By changing the rule, the PRA would shrink the available investor base for sterling covered bonds, giving firms in Canada and Australia little incentive to continue issuance. Liquidity would suffer.
“While this would improve demand for sterling-denominated assets and/or gilts in the UK, it would also concentrate UK sovereign risks across UK bank treasuries and local investors,” said SocGen analyst Anamika Misra in a note published last week. She compared the PRA’s change to favour UK issuers with Trump-like protectionism.
Sterling covered bond pricing over the past week appears to have baked in some of that uncertainty. But perhaps the most surprising thing was the timing.

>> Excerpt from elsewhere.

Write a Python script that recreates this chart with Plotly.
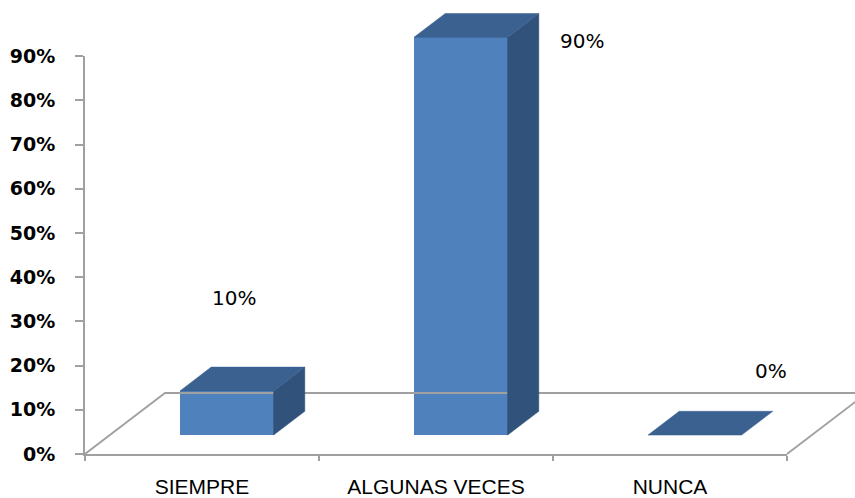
import plotly.graph_objects as go

# ---- data ----
categories = ["SIEMPRE", "ALGUNAS VECES", "NUNCA"]
values = [0.10, 0.90, 0.00]
y_tick_values = [0.0, 0.1, 0.2, 0.3, 0.4, 0.5, 0.6, 0.7, 0.8, 0.9]
y_tick_labels = ["0%", "10%", "20%", "30%", "40%", "50%", "60%", "70%", "80%", "90%"]

# value label placement, pixel nudges from the top-front of each bar
label_dx = [7, 121, 76]
label_dy = [93, -4, 64]

# ---- page / pseudo-3D geometry (pixels) ----
W, H = 855, 498
M_L, M_R, M_T, M_B = 85, 0, 0, 36
PLOT_W, PLOT_H = W - M_L - M_R, H - M_T - M_B
CAT_PX = 234            # width of one category on the front plane
UNIT_PX = 442           # pixels per 100 % on the value axis
BASE_PX = 454           # page y of the 0 % line
FLOOR_DX_PX, FLOOR_DY_PX = 80, 61
F_FRONT, F_BACK = 0.31, 0.70   # bar front/back as a fraction of floor depth
BAR_W = 0.40

DX = FLOOR_DX_PX / CAT_PX
DY = FLOOR_DY_PX / UNIT_PX
x_range = [-0.5, -0.5 + PLOT_W / CAT_PX]
y_range = [-(M_T + PLOT_H - BASE_PX) / UNIT_PX, (BASE_PX - M_T) / UNIT_PX]

C_FRONT = "#4F81BD"
C_TOP = "#3B6191"
C_SIDE = "#31527B"
C_AXIS = "#A0A0A0"

fig = go.Figure()

# floor outline (left, back and right edges; the front edge is the category axis)
n = len(categories)
floor_x = [-0.5, -0.5 + DX, n - 0.5 + DX + 1.0, None, n - 0.5, n - 0.5 + DX + 0.2]
floor_y = [0, DY, DY, None, 0, DY + 0.2 * DY / DX]
fig.add_trace(go.Scatter(x=floor_x, y=floor_y, mode="lines",
                         line=dict(color=C_AXIS, width=1.8),
                         hoverinfo="skip", showlegend=False))

fx_front, fy_front = F_FRONT * DX, F_FRONT * DY
ddx, ddy = (F_BACK - F_FRONT) * DX, (F_BACK - F_FRONT) * DY

for i, v in enumerate(values):
    xl = i - BAR_W / 2 + fx_front
    xr = i + BAR_W / 2 + fx_front
    yb = fy_front
    yt = fy_front + v
    # right side face
    if v > 0:
        fig.add_trace(go.Scatter(
            x=[xr, xr + ddx, xr + ddx, xr, xr],
            y=[yb, yb + ddy, yt + ddy, yt, yb],
            mode="lines", fill="toself", fillcolor=C_SIDE,
            line=dict(color=C_SIDE, width=0.5),
            hoverinfo="skip", showlegend=False))
    # top face
    fig.add_trace(go.Scatter(
        x=[xl, xr, xr + ddx, xl + ddx, xl],
        y=[yt, yt, yt + ddy, yt + ddy, yt],
        mode="lines", fill="toself", fillcolor=C_TOP,
        line=dict(color=C_TOP, width=0.5),
        hoverinfo="skip", showlegend=False))

# front faces
fig.add_trace(go.Bar(
    x=[i + fx_front for i in range(n)], y=values, base=fy_front,
    width=BAR_W, marker=dict(color=C_FRONT, line=dict(width=0)),
    hoverinfo="skip", showlegend=False))

# value labels
for i, v in enumerate(values):
    fig.add_annotation(
        x=i + fx_front, y=fy_front + v, text=f"{v:.0%}",
        showarrow=False, xshift=label_dx[i], yshift=label_dy[i],
        font=dict(family="DejaVu Sans", size=20, color="#000000"))

# front-plane axes (category axis and percentage axis)
fig.add_trace(go.Scatter(x=categories, y=values, xaxis="x2", yaxis="y2",
                         mode="markers", marker=dict(opacity=0),
                         hoverinfo="skip", showlegend=False))

front_frac = (n * CAT_PX) / PLOT_W
y2_lo = (M_T + PLOT_H - BASE_PX) / PLOT_H
y2_hi = (M_T + PLOT_H - (BASE_PX - 0.9 * UNIT_PX)) / PLOT_H

fig.update_layout(
    width=W, height=H,
    margin=dict(l=M_L, r=M_R, t=M_T, b=M_B, pad=0, autoexpand=False),
    paper_bgcolor="white", plot_bgcolor="rgba(0,0,0,0)",
    bargap=0,
    xaxis=dict(domain=[0, 1], range=x_range, visible=False, fixedrange=True,
               automargin=False),
    yaxis=dict(domain=[0, 1], range=y_range, visible=False, fixedrange=True,
               automargin=False),
    xaxis2=dict(domain=[0, front_frac], anchor="y2", type="category",
                categoryorder="array", categoryarray=categories,
                range=[-0.5, n - 0.5], automargin=False,
                showline=True, linecolor=C_AXIS, linewidth=1.8,
                ticks="outside", tickson="boundaries", ticklen=5,
                tickcolor=C_AXIS, tickwidth=1.8,
                showgrid=False, zeroline=False, ticklabelstandoff=13,
                tickfont=dict(family="Liberation Sans", size=21, color="#000000")),
    yaxis2=dict(domain=[y2_lo, y2_hi], anchor="x2", range=[0, 0.9],
                automargin=False,
                showline=True, linecolor=C_AXIS, linewidth=1.8,
                ticks="outside", ticklen=8, tickcolor=C_AXIS, tickwidth=1.8,
                tickvals=y_tick_values, ticktext=y_tick_labels,
                showgrid=False, zeroline=False, ticklabelstandoff=16,
                tickfont=dict(family="DejaVu Sans", size=19, color="#000000",
                              weight="bold")),
)

fig.write_html("out.html")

The European Commission is due to deliver its own report by July on how to approach third-country equivalence when counting capital buffers, with legislation expected to follow next year. With the EC widely expected to take a more collegiate approach, the PRA’s now-reversed move put it on a collision course with Europe, as Misra wrote last week:
Fair treatment in exchange for fair treatment? Well, in an ideal world, we would expect this. If Europe opens its door to third-country equivalence, we would expect the equivalent countries to treat its covered bonds on a par with their domestic covered bonds. The UK seems to disagree with this ideology. The EU is a big market for covered bonds, and we believe it will not incorporate policies like the UK. We believe it will stick to its policy of including covered bonds issued by EEA or non-EEA G10 countries
Can the PRA get its revised guidance out before the EC report lands? Or will the suggestions of UK protectionism continue to hang over talks? Either way, it’s a wholly unnecessary mess.